If  You Owe More Than $100,000

If you owe more than $100,000 everything changes.  You are now the focus of the Large Collection Matters group. Its officers will not approve an installment agreement of even 1-2 years without getting deep into your business. They want what’s owed now. And they have the full authority of the U.S. government to get it: levies, wage garnishments, notices of federal tax liens, cancellation of passports. They will also make invasive demands for details on financial accounts, assets, liabilities, income streams and expenses.The IRS’s goal is to have you pay down the liability as quickly as possible. If there’s equity in your house, they will ask you to get a home equity loan to pay the liability, or even sell the home if it is too “opulent”. They may demand you liquidate retirement accounts. (I usually recommend asking the IRS to levy on these, rather than liquidating them; the IRS levy avoids the 10 percent early-withdrawal tax). The IRS will demand the sale of any assets that can pay some or all of your tax owed — boats, expensive cars, other real estate.

If you have insufficient assets to satisfy your tax debt, then the IRS will negotiate an installment agreement.  However, the terms tend to be onerous.

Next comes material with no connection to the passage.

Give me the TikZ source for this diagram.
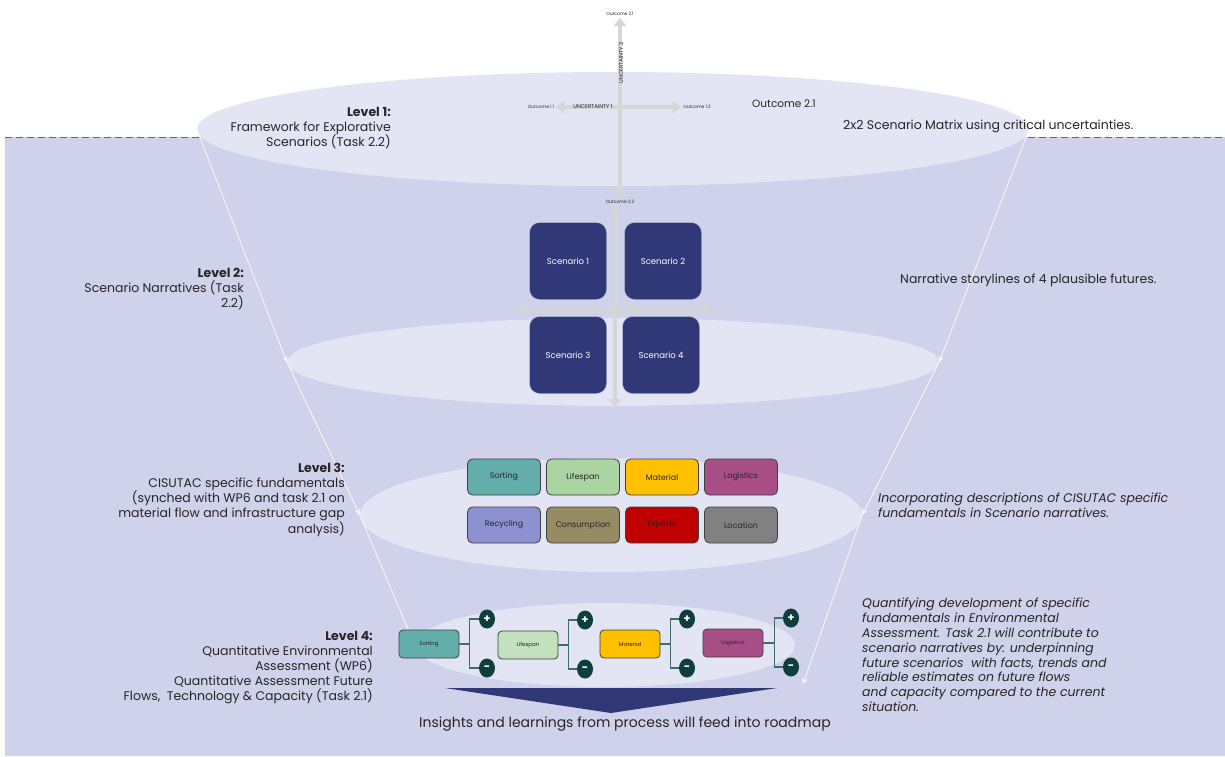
\documentclass[tikz,border=0pt]{standalone}
\usepackage{fontspec}
\setmainfont{Poppins}
\usetikzlibrary{shapes.geometric,arrows.meta}
\definecolor{lavender}{HTML}{D0D1EA}
\definecolor{mist}{HTML}{E4E5F4}
\definecolor{navyblue}{HTML}{313878}
\definecolor{axisgray}{HTML}{D4D7D4}
\definecolor{dashblue}{HTML}{4F5DCC}
\definecolor{pinegreen}{HTML}{0F3F3D}
\definecolor{branchline}{HTML}{3F6E6B}
\definecolor{inkgray}{HTML}{262626}
\definecolor{cSorting}{HTML}{63AEAB}
\definecolor{cLifespan}{HTML}{AAD4A1}
\definecolor{cMaterial}{HTML}{FFC000}
\definecolor{cLogistics}{HTML}{A84F88}
\definecolor{cRecycling}{HTML}{8D91D2}
\definecolor{cConsumption}{HTML}{968B62}
\definecolor{cExports}{HTML}{C00000}
\definecolor{cLocation}{HTML}{818181}
\begin{document}
\begin{tikzpicture}[
    x=1pt, y=-1pt,
    every node/.style={text=inkgray},
    disc/.style={ellipse, fill=mist, inner sep=0pt},
    funnel/.style={-{Stealth[length=6pt,width=6pt]}, draw=white!80!lavender, line width=0.9pt},
    axis/.style={{Triangle[length=8pt,width=12pt]}-{Triangle[length=8pt,width=12pt]}, draw=axisgray, line width=4pt},
    outcome/.style={font=\fontsize{4.5}{5}\selectfont, inner sep=2pt},
    scenario/.style={rectangle, rounded corners=10pt, fill=navyblue, draw=white!70!navyblue, minimum width=77pt, minimum height=77pt, text=white, font=\fontsize{8.5}{10}\selectfont},
    factor/.style={rectangle, rounded corners=5pt, draw=black!75, line width=0.8pt, minimum width=73pt, minimum height=36pt, font=\fontsize{8}{9}\selectfont},
    quant/.style={rectangle, rounded corners=4pt, draw=black!75, line width=0.8pt, minimum width=60pt, minimum height=28pt, font=\fontsize{5.5}{6}\selectfont},
    sign/.style={ellipse, fill=pinegreen, minimum width=16pt, minimum height=19pt, inner sep=0pt, text=white, font=\bfseries\fontsize{11}{11}\selectfont},
    branch/.style={draw=branchline, line width=1.2pt},
    level/.style={align=right, font=\fontsize{12.5}{15}\selectfont, inner sep=0pt},
    note/.style={align=left, font=\fontsize{12.5}{15}\selectfont, inner sep=0pt}
]
    \useasboundingbox (0,0) rectangle (1225,756);
    \fill[white] (0,0) rectangle (1225,756);

    % backdrop below the dashed line
    \fill[lavender] (5,137) rectangle (1225,756);
    \draw[dashblue, dash pattern=on 7pt off 4pt, line width=0.8pt] (5,137) -- (1225,137);

    % funnel levels
    \node[disc, minimum width=832pt, minimum height=114pt] (ellA) at (613,129) {};
    \node[disc, minimum width=652pt, minimum height=88pt] (ellB) at (613,362) {};
    \node[disc, minimum width=502pt, minimum height=114pt] (ellC) at (611,515) {};
    \node[disc, minimum width=380pt, minimum height=84pt] (ellD) at (605,645) {};

    \coordinate (feedR) at (803,684);
    \draw[funnel] (ellA.west) -- (ellB.west);
    \draw[funnel] (ellB.west) -- (ellC.west);
    \draw[funnel] (ellC.west) -- (ellD.west);
    \draw[funnel] (ellA.east) -- (ellB.east);
    \draw[funnel] (ellB.east) -- (ellC.east);
    \draw[funnel] (ellC.east) -- (feedR);

    % level 1: uncertainty axes
    \node[outcome] (o21) at (620,14) {Outcome 2.1};
    \node[outcome] (o22) at (620,202) {Outcome 2.2};
    \node[outcome] (o11) at (541,107) {Outcome 1.1};
    \node[outcome] (o12) at (697,107) {Outcome 1.2};
    \draw[axis] (o11) -- (o12);
    \draw[axis] (o21) -- (o22);
    \node[outcome, font=\fontsize{5.5}{6}\selectfont] (u1) at (593,107) {UNCERTAINTY 1};
    \node[outcome, font=\fontsize{5.5}{6}\selectfont, rotate=90] (u2) at (621,63) {UNCERTAINTY 2};

    % level 2: scenario matrix
    \coordinate (scnW) at (517,309);
    \coordinate (scnE) at (712,309);
    \coordinate (scnS) at (615,407);
    \draw[axis] (scnW) -- (scnE);
    \draw[axis] (scnS |- o22.south) -- (scnS);
    \node[scenario] (sc1) at (568,261) {Scenario 1};
    \node[scenario] (sc2) at (663,261) {Scenario 2};
    \node[scenario] (sc3) at (568,355) {Scenario 3};
    \node[scenario] (sc4) at (661,355) {Scenario 4};

    % level 3: fundamentals
    \node[factor, fill=cSorting] (fSort) at (504,477) {Sorting};
    \node[factor, fill=cLifespan] (fLife) at (583,477) {Lifespan};
    \node[factor, fill=cMaterial] (fMat) at (662,477) {Material};
    \node[factor, fill=cLogistics] (fLog) at (741,477) {Logistics};
    \node[factor, fill=cRecycling] (fRec) at (504,525) {Recycling};
    \node[factor, fill=cConsumption] (fCons) at (583,525) {Consumption};
    \node[factor, fill=cExports] (fExp) at (662,525) {Exports};
    \node[factor, fill=cLocation] (fLoc) at (741,525) {Location};

    % level 4: quantitative branches
    \node[quant, fill=cSorting] (qSort) at (429,644) {Sorting};
    \node[quant, fill=cLifespan!70!white] (qLife) at (528,645) {Lifespan};
    \node[quant, fill=cMaterial] (qMat) at (630,644) {Material};
    \node[quant, fill=cLogistics] (qLog) at (733,643) {Logistics};

    \node[sign] (pSort) at (487,619) {+};
    \node[sign] (mSort) at (487,668) {-};
    \node[sign] (pLife) at (585,620) {+};
    \node[sign] (mLife) at (585,669) {-};
    \node[sign] (pMat) at (687,619) {+};
    \node[sign] (mMat) at (687,668) {-};
    \node[sign] (pLog) at (791,618) {+};
    \node[sign] (mLog) at (791,667) {-};

    \draw[branch] (qSort.east) -- ++(10,0) |- (pSort);
    \draw[branch] (qSort.east) ++(10,0) |- (mSort);
    \draw[branch] (qLife.east) -- ++(10,0) |- (pLife);
    \draw[branch] (qLife.east) ++(10,0) |- (mLife);
    \draw[branch] (qMat.east) -- ++(10,0) |- (pMat);
    \draw[branch] (qMat.east) ++(10,0) |- (mMat);
    \draw[branch] (qLog.east) -- ++(11,0) |- (pLog);
    \draw[branch] (qLog.east) ++(11,0) |- (mLog);

    % output
    \fill[navyblue] (445,688) -- (777,688) -- (611,713) -- cycle;
    \node[font=\fontsize{14}{16}\selectfont] (roadmap) at (625,724) {Insights and learnings from process will feed into roadmap};

    % left labels
    \node[level, anchor=east] (lvl1) at (391,128) {\textbf{Level 1:}\\Framework for Explorative\\Scenarios (Task 2.2)};
    \node[level, anchor=east] (lvl2) at (244,289) {\textbf{Level 2:}\\Scenario Narratives (Task\\2.2)};
    \node[level, anchor=east] (lvl3) at (345,500) {\textbf{Level 3:}\\CISUTAC specific fundamentals\\(synched with WP6 and task 2.1 on\\material flow and infrastructure gap\\analysis)};
    \node[level, anchor=east] (lvl4) at (373,668) {\textbf{Level 4:}\\Quantitative Environmental\\Assessment (WP6)\\Quantitative Assessment Future\\Flows,~ Technology \& Capacity (Task 2.1)};

    % right notes
    \node[note, anchor=west, font=\fontsize{10.5}{12}\selectfont] (out21) at (752,104) {Outcome 2.1};
    \node[note, anchor=west] (matrix) at (843,126) {2x2 Scenario Matrix using critical uncertainties.};
    \node[note, anchor=west] (story) at (900,280) {Narrative storylines of 4 plausible futures.};
    \node[note, anchor=west, font=\itshape\fontsize{12.5}{15}\selectfont] (incorp) at (878,505) {Incorporating descriptions of CISUTAC specific\\fundamentals in Scenario narratives.};
    \node[note, anchor=west, font=\itshape\fontsize{12.5}{14.8}\selectfont] (quantify) at (862,655) {Quantifying development of specific\\fundamentals in Environmental\\Assessment. Task 2.1 will contribute to\\scenario narratives by: underpinning\\future scenarios~ with facts, trends and\\reliable estimates on future flows\\and capacity compared to the current\\situation.};
\end{tikzpicture}
\end{document}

It will look closely at the financial information you have provided. It will expect you to pay, monthly, the difference between how much you make and the expenses that the IRS allows you.  IRS-allowed expenses can be meager.  For instance, the IRS allowance is $3,035 in rental or mortgage expense for a family of four in Los Angeles County, findable here.  If your rent or other expenses are higher than allowed (and they usually are), then the IRS might allow you a few months of your higher living expense before increasing the installment agreement payment to squeeze out of your posh abode or other money-draining habits.  Alternatively, the IRS may demand from the outset that you reduce living expenses it deems extravagant. After all, it sets a poor example if someone who owes more than $100,000 lives in a mansion, drives a Porsche, or pays country club dues.

Once your tax liability falls below $50,000, however, you regain better options.  If your installment agreement has been draconian, you can now renegotiate it to pay off the remaining tax in 72 months.  The bottom line: if you owe more than $100,000 in taxes, the IRS will demand quick liquidation of your assets to pay the debt and dramatic reduction in your monthly living expenses to pay back what you owe.